Stated task:
Skip the pictures. Reproduce all other material exactly.

Supplied information:
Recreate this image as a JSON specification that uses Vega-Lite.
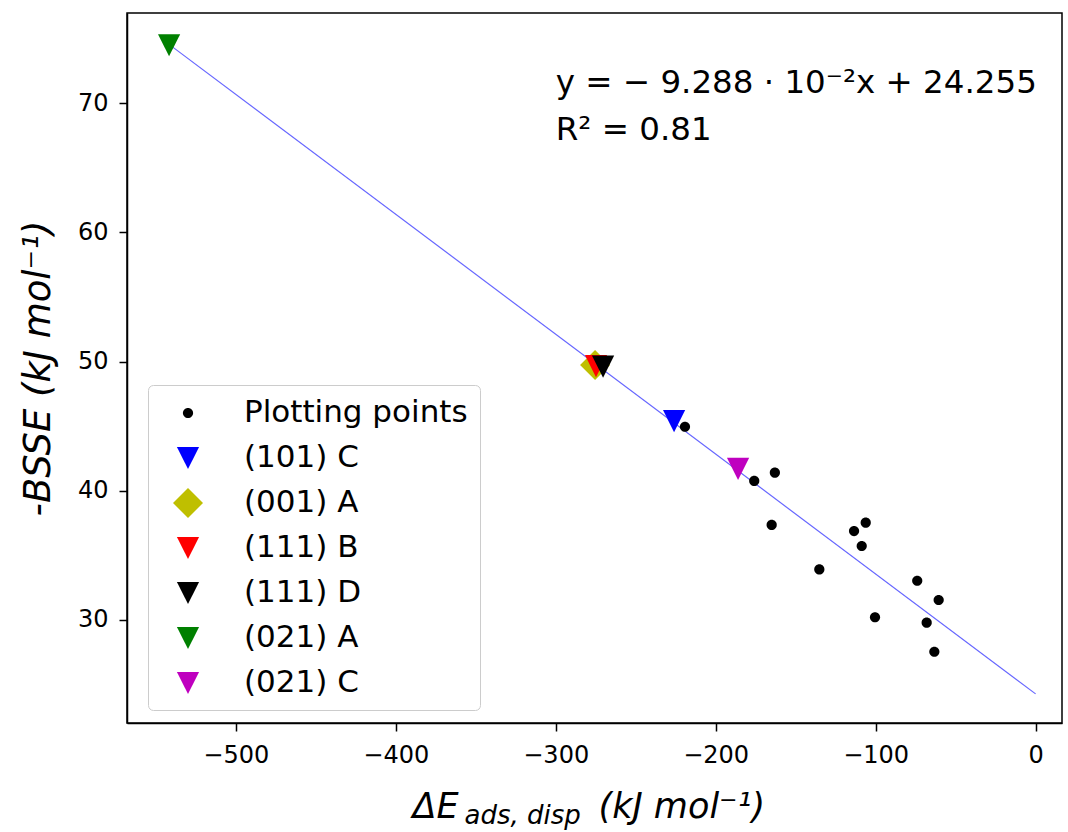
{
  "$schema": "https://vega.github.io/schema/vega-lite/v6.json",
  "width": 935,
  "height": 710,
  "autosize": {"type": "none"},
  "padding": {"left": 127, "top": 13, "right": 6, "bottom": 109},
  "background": "white",
  "config": {
    "font": "DejaVu Sans",
    "view": {"stroke": "black", "strokeWidth": 1.5},
    "axis": {
      "domainColor": "black", "domainWidth": 1.5,
      "tickColor": "black", "tickWidth": 1.5, "tickSize": 8,
      "labelFont": "DejaVu Sans", "labelFontSize": 24, "labelColor": "black",
      "grid": false,
      "titleFont": "DejaVu Sans", "titleColor": "black", "titleFontWeight": "normal",
      "titleFontStyle": "italic", "titleFontSize": 35
    }
  },
  "datasets": {
    "fitline": [
      {"x": -541.7, "y": 74.57},
      {"x": 0, "y": 24.255}
    ],
    "points": [
      {"x": -219.2, "y": 44.95, "series": "Plotting points"},
      {"x": -163.0, "y": 41.39, "series": "Plotting points"},
      {"x": -175.9, "y": 40.75, "series": "Plotting points"},
      {"x": -165.0, "y": 37.34, "series": "Plotting points"},
      {"x": -135.2, "y": 33.9, "series": "Plotting points"},
      {"x": -113.5, "y": 36.87, "series": "Plotting points"},
      {"x": -106.2, "y": 37.52, "series": "Plotting points"},
      {"x": -108.7, "y": 35.71, "series": "Plotting points"},
      {"x": -100.4, "y": 30.19, "series": "Plotting points"},
      {"x": -74.0, "y": 33.02, "series": "Plotting points"},
      {"x": -60.6, "y": 31.53, "series": "Plotting points"},
      {"x": -68.1, "y": 29.77, "series": "Plotting points"},
      {"x": -63.3, "y": 27.52, "series": "Plotting points"},
      {"x": -226.0, "y": 45.39, "series": "(101) C"},
      {"x": -275.4, "y": 49.73, "series": "(001) A"},
      {"x": -274.8, "y": 49.65, "series": "(111) B"},
      {"x": -270.4, "y": 49.6, "series": "(111) D"},
      {"x": -541.7, "y": 74.5, "series": "(021) A"},
      {"x": -186.0, "y": 41.68, "series": "(021) C"}
    ],
    "annotation": [
      {"x": -300, "y": 70.8, "label": "y = − 9.288 · 10⁻²x + 24.255"},
      {"x": -300, "y": 67.2, "label": "R² = 0.81"}
    ]
  },
  "encoding": {
    "y": {
      "field": "y", "type": "quantitative",
      "scale": {"domain": [22, 77], "nice": false, "zero": false},
      "axis": {"title": "-BSSE (kJ mol⁻¹)", "titleFontSize": 37, "values": [30, 40, 50, 60, 70], "labelPadding": 11, "titlePadding": 20}
    }
  },
  "layer": [
    {
      "data": {"name": "fitline"},
      "mark": {"type": "line", "color": "#0000ff", "strokeWidth": 1.2, "opacity": 0.6},
      "encoding": {
        "x": {
          "field": "x", "type": "quantitative",
          "scale": {"domain": [-568, 16.5], "nice": false, "zero": false},
          "axis": {
            "orient": "bottom", "values": [-500, -400, -300, -200, -100, 0], "labelPadding": 12,
            "title": "ΔE", "titleAlign": "left", "titleX": 285, "titleY": 94, "titleBaseline": "alphabetic"
          }
        }
      }
    },
    {
      "data": {"name": "points"},
      "mark": {"type": "point", "filled": true, "opacity": 1, "strokeWidth": 0, "size": 900},
      "encoding": {
        "x": {
          "field": "x", "type": "quantitative",
          "scale": {"domain": [-568, 16.5], "nice": false, "zero": false},
          "axis": {
            "orient": "bottom", "domain": false, "ticks": false, "labels": false,
            "title": "ads, disp", "titleFontSize": 26, "titleAlign": "left", "titleX": 337, "titleY": 100, "titleBaseline": "alphabetic"
          }
        },
        "color": {
          "field": "series", "type": "nominal",
          "scale": {
            "domain": ["Plotting points", "(101) C", "(001) A", "(111) B", "(111) D", "(021) A", "(021) C"],
            "range": ["#000000", "#0000ff", "#bfbf00", "#ff0000", "#000000", "#008000", "#bf00bf"]
          },
          "legend": {
            "title": null, "orient": "none", "legendX": 21, "legendY": 372,
            "fillColor": "white", "strokeColor": "#cccccc", "cornerRadius": 5,
            "padding": 12, "rowPadding": 14,
            "labelFont": "DejaVu Sans", "labelFontSize": 31, "labelColor": "black", "labelLimit": 500,
            "symbolOffset": 12, "labelOffset": 40, "symbolSize": 900
          }
        },
        "shape": {
          "field": "series", "type": "nominal",
          "scale": {
            "domain": ["Plotting points", "(101) C", "(001) A", "(111) B", "(111) D", "(021) A", "(021) C"],
            "range": [
              "M0.34,0A0.34,0.34,0,1,1,-0.34,0A0.34,0.34,0,1,1,0.34,0Z",
              "M-0.74,-0.74L0.74,-0.74L0,0.74Z",
              "M0,-1L1,0L0,1L-1,0Z",
              "M-0.74,-0.74L0.74,-0.74L0,0.74Z",
              "M-0.74,-0.74L0.74,-0.74L0,0.74Z",
              "M-0.74,-0.74L0.74,-0.74L0,0.74Z",
              "M-0.74,-0.74L0.74,-0.74L0,0.74Z"
            ]
          }
        }
      }
    },
    {
      "data": {"name": "annotation"},
      "mark": {"type": "text", "align": "left", "baseline": "alphabetic", "font": "DejaVu Sans", "fontSize": 32.5, "color": "black"},
      "encoding": {
        "x": {
          "field": "x", "type": "quantitative",
          "scale": {"domain": [-568, 16.5], "nice": false, "zero": false},
          "axis": {
            "orient": "bottom", "domain": false, "ticks": false, "labels": false,
            "title": "(kJ mol⁻¹)", "titleAlign": "left", "titleX": 471, "titleY": 94, "titleBaseline": "alphabetic"
          }
        },
        "text": {"field": "label"}
      }
    }
  ],
  "resolve": {"axis": {"x": "independent"}}
}
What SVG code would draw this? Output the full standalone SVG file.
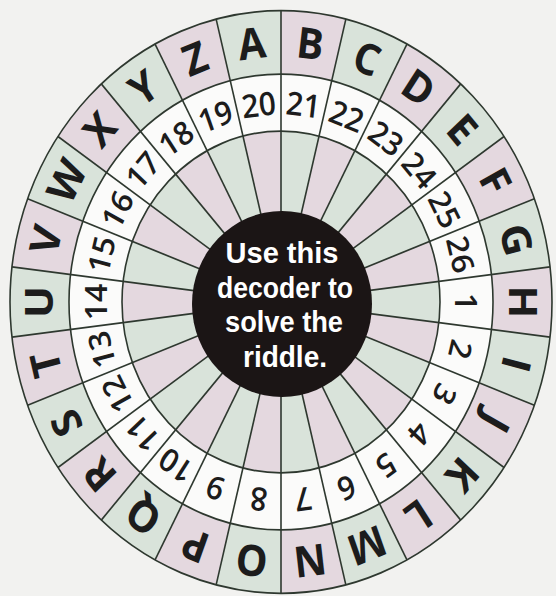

Task answer:
Recreate this image as a JSON specification that uses Vega-Lite.
{
  "$schema": "https://vega.github.io/schema/vega-lite/v6.json",
  "width": 935,
  "height": 710,
  "autosize": {"type": "none"},
  "padding": {"left": 127, "top": 13, "right": 6, "bottom": 109},
  "background": "white",
  "config": {
    "font": "DejaVu Sans",
    "view": {"stroke": "black", "strokeWidth": 1.5},
    "axis": {
      "domainColor": "black", "domainWidth": 1.5,
      "tickColor": "black", "tickWidth": 1.5, "tickSize": 8,
      "labelFont": "DejaVu Sans", "labelFontSize": 24, "labelColor": "black",
      "grid": false,
      "titleFont": "DejaVu Sans", "titleColor": "black", "titleFontWeight": "normal",
      "titleFontStyle": "italic", "titleFontSize": 35
    }
  },
  "datasets": {
    "fitline": [
      {"x": -541.7, "y": 74.57},
      {"x": 0, "y": 24.255}
    ],
    "points": [
      {"x": -219.2, "y": 44.95, "series": "Plotting points"},
      {"x": -163.0, "y": 41.39, "series": "Plotting points"},
      {"x": -175.9, "y": 40.75, "series": "Plotting points"},
      {"x": -165.0, "y": 37.34, "series": "Plotting points"},
      {"x": -135.2, "y": 33.9, "series": "Plotting points"},
      {"x": -113.5, "y": 36.87, "series": "Plotting points"},
      {"x": -106.2, "y": 37.52, "series": "Plotting points"},
      {"x": -108.7, "y": 35.71, "series": "Plotting points"},
      {"x": -100.4, "y": 30.19, "series": "Plotting points"},
      {"x": -74.0, "y": 33.02, "series": "Plotting points"},
      {"x": -60.6, "y": 31.53, "series": "Plotting points"},
      {"x": -68.1, "y": 29.77, "series": "Plotting points"},
      {"x": -63.3, "y": 27.52, "series": "Plotting points"},
      {"x": -226.0, "y": 45.39, "series": "(101) C"},
      {"x": -275.4, "y": 49.73, "series": "(001) A"},
      {"x": -274.8, "y": 49.65, "series": "(111) B"},
      {"x": -270.4, "y": 49.6, "series": "(111) D"},
      {"x": -541.7, "y": 74.5, "series": "(021) A"},
      {"x": -186.0, "y": 41.68, "series": "(021) C"}
    ],
    "annotation": [
      {"x": -300, "y": 70.8, "label": "y = − 9.288 · 10⁻²x + 24.255"},
      {"x": -300, "y": 67.2, "label": "R² = 0.81"}
    ]
  },
  "encoding": {
    "y": {
      "field": "y", "type": "quantitative",
      "scale": {"domain": [22, 77], "nice": false, "zero": false},
      "axis": {"title": "-BSSE (kJ mol⁻¹)", "titleFontSize": 37, "values": [30, 40, 50, 60, 70], "labelPadding": 11, "titlePadding": 20}
    }
  },
  "layer": [
    {
      "data": {"name": "fitline"},
      "mark": {"type": "line", "color": "#0000ff", "strokeWidth": 1.2, "opacity": 0.6},
      "encoding": {
        "x": {
          "field": "x", "type": "quantitative",
          "scale": {"domain": [-568, 16.5], "nice": false, "zero": false},
          "axis": {
            "orient": "bottom", "values": [-500, -400, -300, -200, -100, 0], "labelPadding": 12,
            "title": "ΔE", "titleAlign": "left", "titleX": 285, "titleY": 94, "titleBaseline": "alphabetic"
          }
        }
      }
    },
    {
      "data": {"name": "points"},
      "mark": {"type": "point", "filled": true, "opacity": 1, "strokeWidth": 0, "size": 900},
      "encoding": {
        "x": {
          "field": "x", "type": "quantitative",
          "scale": {"domain": [-568, 16.5], "nice": false, "zero": false},
          "axis": {
            "orient": "bottom", "domain": false, "ticks": false, "labels": false,
            "title": "ads, disp", "titleFontSize": 26, "titleAlign": "left", "titleX": 337, "titleY": 100, "titleBaseline": "alphabetic"
          }
        },
        "color": {
          "field": "series", "type": "nominal",
          "scale": {
            "domain": ["Plotting points", "(101) C", "(001) A", "(111) B", "(111) D", "(021) A", "(021) C"],
            "range": ["#000000", "#0000ff", "#bfbf00", "#ff0000", "#000000", "#008000", "#bf00bf"]
          },
          "legend": {
            "title": null, "orient": "none", "legendX": 21, "legendY": 372,
            "fillColor": "white", "strokeColor": "#cccccc", "cornerRadius": 5,
            "padding": 12, "rowPadding": 14,
            "labelFont": "DejaVu Sans", "labelFontSize": 31, "labelColor": "black", "labelLimit": 500,
            "symbolOffset": 12, "labelOffset": 40, "symbolSize": 900
          }
        },
        "shape": {
          "field": "series", "type": "nominal",
          "scale": {
            "domain": ["Plotting points", "(101) C", "(001) A", "(111) B", "(111) D", "(021) A", "(021) C"],
            "range": [
              "M0.34,0A0.34,0.34,0,1,1,-0.34,0A0.34,0.34,0,1,1,0.34,0Z",
              "M-0.74,-0.74L0.74,-0.74L0,0.74Z",
              "M0,-1L1,0L0,1L-1,0Z",
              "M-0.74,-0.74L0.74,-0.74L0,0.74Z",
              "M-0.74,-0.74L0.74,-0.74L0,0.74Z",
              "M-0.74,-0.74L0.74,-0.74L0,0.74Z",
              "M-0.74,-0.74L0.74,-0.74L0,0.74Z"
            ]
          }
        }
      }
    },
    {
      "data": {"name": "annotation"},
      "mark": {"type": "text", "align": "left", "baseline": "alphabetic", "font": "DejaVu Sans", "fontSize": 32.5, "color": "black"},
      "encoding": {
        "x": {
          "field": "x", "type": "quantitative",
          "scale": {"domain": [-568, 16.5], "nice": false, "zero": false},
          "axis": {
            "orient": "bottom", "domain": false, "ticks": false, "labels": false,
            "title": "(kJ mol⁻¹)", "titleAlign": "left", "titleX": 471, "titleY": 94, "titleBaseline": "alphabetic"
          }
        },
        "text": {"field": "label"}
      }
    }
  ],
  "resolve": {"axis": {"x": "independent"}}
}
What SVG code would draw this? Output the full standalone SVG file.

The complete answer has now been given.